In an interview on Al-Jazeera television, Meshaal said: "We called for a military intifada against the enemy. Resistance will continue through suicide missions."
Hamas has not carried out a suicide attack on Israel since January 2005.
The first intifada, or uprising, broke out in 1988, and was followed by the 1993 Oslo peace accords, which led to a certain degree of Palestinian autonomy with the creation of the Palestinian Authority.
A second intifada broke out in 2000 and eventually ran out of steam three years later.
Meshaal said Hamas had accepted "all the peaceful options, but without results."
He said that for there to be any talks with the people of Gaza, "the blockade must be lifted and the crossings (from Israel) opened ... notably that in Rafah," which leads to Egypt.

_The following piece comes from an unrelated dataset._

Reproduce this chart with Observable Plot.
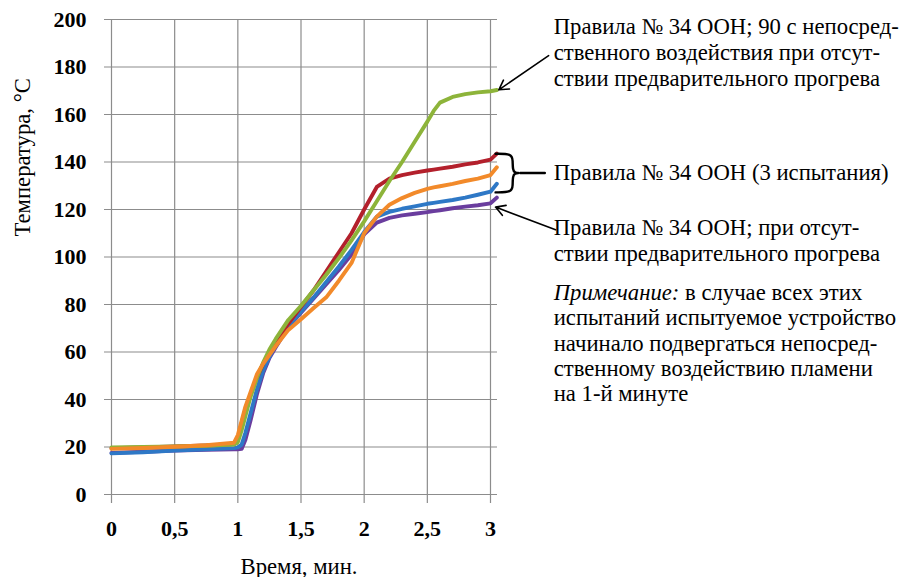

Meshaal was referring to a blockade imposed on Gaza after Hamas seized control of the overcrowded, impoverished strip in from forces loyal to moderate Palestinian president Mahmud Abbas in June 2007. Israel, the United States and other world powers consider Hamas to be a terrorist group.
Meshaal said he was open to reconciliation with Abbas, but demanded that the Palestinian president cease peace negotiations with Israel.
"Neither rockets nor suicide operations are absure, but negotiations are," he said.
Israel hammered Hamas targets in the Gaza Strip on Saturday, killing at least 225 people in retaliation for rocket fire, in one of the bloodiest days of the decades-long Middle East conflict.